Subject: Re: CPU memory read ECC error
To: Aaron J. Grier <agrier@poofy.goof.com>
From: Simon Burge <simonb@netbsd.org>
List: port-pmax
Date: 08/15/1999 11:02:05
"Aaron J. Grier" wrote:
> I recently filled my 5000/240 with gobs of 8MB modules... that was four
> days ago. I tested them with the console tester before I fired
> everything up, and they all tested good.
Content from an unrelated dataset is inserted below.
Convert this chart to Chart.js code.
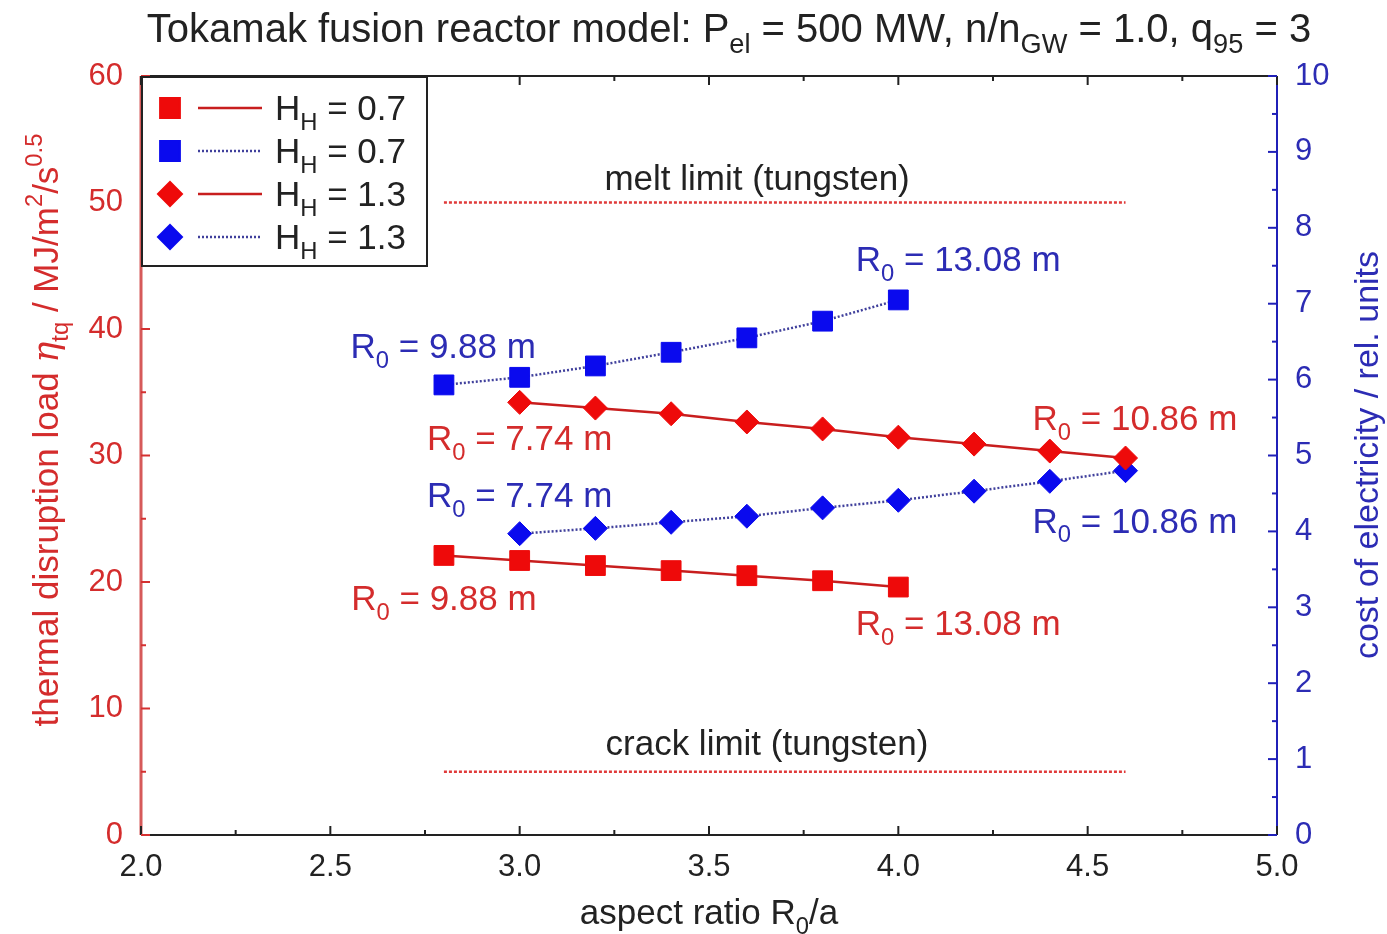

However, now I'm getting:
>
> goldberry:/var/log# grep ECC messages | cut -c36-80 | grep CPU | sort | uniq
> CPU memory read ECC error at 0x04403c98
> CPU memory read ECC error at 0x0442dc98
> CPU memory read ECC error at 0x04473c98
> [etc...]
>
> FWIW, if I subtract the highest address from the lowest one, assuming
> these are byte-indexed addresses, then they all fall within an 8MB
> range. My hope is that I have a single module that I can fix by
> wiggling it a little bit. (I know I've had to do that before...)
>
> How do I map these to physical addresses so I can figure out which
> memory module(s) to wiggle?
RAM starts at 0 - 0x04473c98 ~= 8.5 * 0x800000, so wobble or throw
out the 9th module from the back (I think that /240's have the slots
numbered). I've also had success using a pencil eraser (after making
sure there's no rubber bits left over!) making slot connections better.
If you can live with it a bit longer, I'd like to make a patch that
would show the module number. Can you test this? If so, what version
of NetBSD are you running? I can build 1.4.1 or -current kernels, or
give you a source patch to try.
Simon.